To: KLP who wrote (91966)4/10/2003 4:33:54 PM
From: JohnM  Read Replies (1) | Respond to of 281500
 
It would be enlightening to all of us, if you could watch Fox Cable News (not the regular Fox...it's terrible...) and let us know when the "frame" you suggest is there, gets tilted even further right. Or left, as the case may be.

Sorry, Karen, I've been treating this exchange a bit cavalierly. My wife and I are both news nuts. Watch the stuff far too much of the time. When CNN made it's move to personality TV and MSNBC just seemed too bland to do anything right, we found ourselves watching Fox now and then. Once the invasion started CNN, when Blitzer would stop talking and let Christiane Amanpour talk, was decent. And MSNC got a bit better. So we departed Fox with a sigh of relief.

At any rate, it's hard to find a moment on Fox that did not have the furthrest right frame. When Juan Williams is as far left as they can go on a "fair and balanced" panel, it's pretty clear they don't get it. Brett Hume doesn't even pretend to have some distance to his politics. I could go on but it's an old topic with me.

I'm sure that you told your students to study a subject from all possible angles. After all, how could they know something for sure, if they didn't do the research themselves.

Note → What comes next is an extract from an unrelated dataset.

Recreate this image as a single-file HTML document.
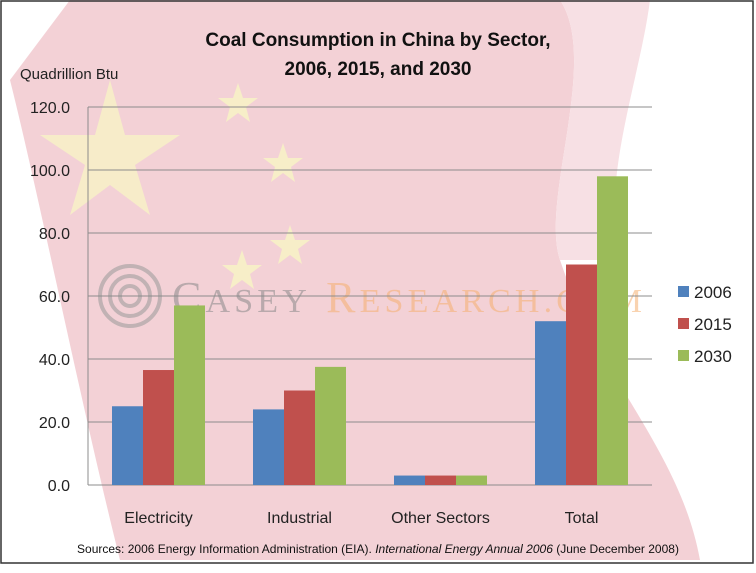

Actually, I didn't. My entering students either couldn't take a position and defend it if their lives depended on it or thought that if it was on the internet or printed in a book, it must be true. I had to teach them to step back and find a critical place from which they could evaluate their readings, some place they felt comfortable with. Then I had to teach them to take a position and advance arguments for it. It took forever for them to realize that the point of having a mind is to use it; not to parrot someone else's or check the student in the next seat to see if their view was acceptable.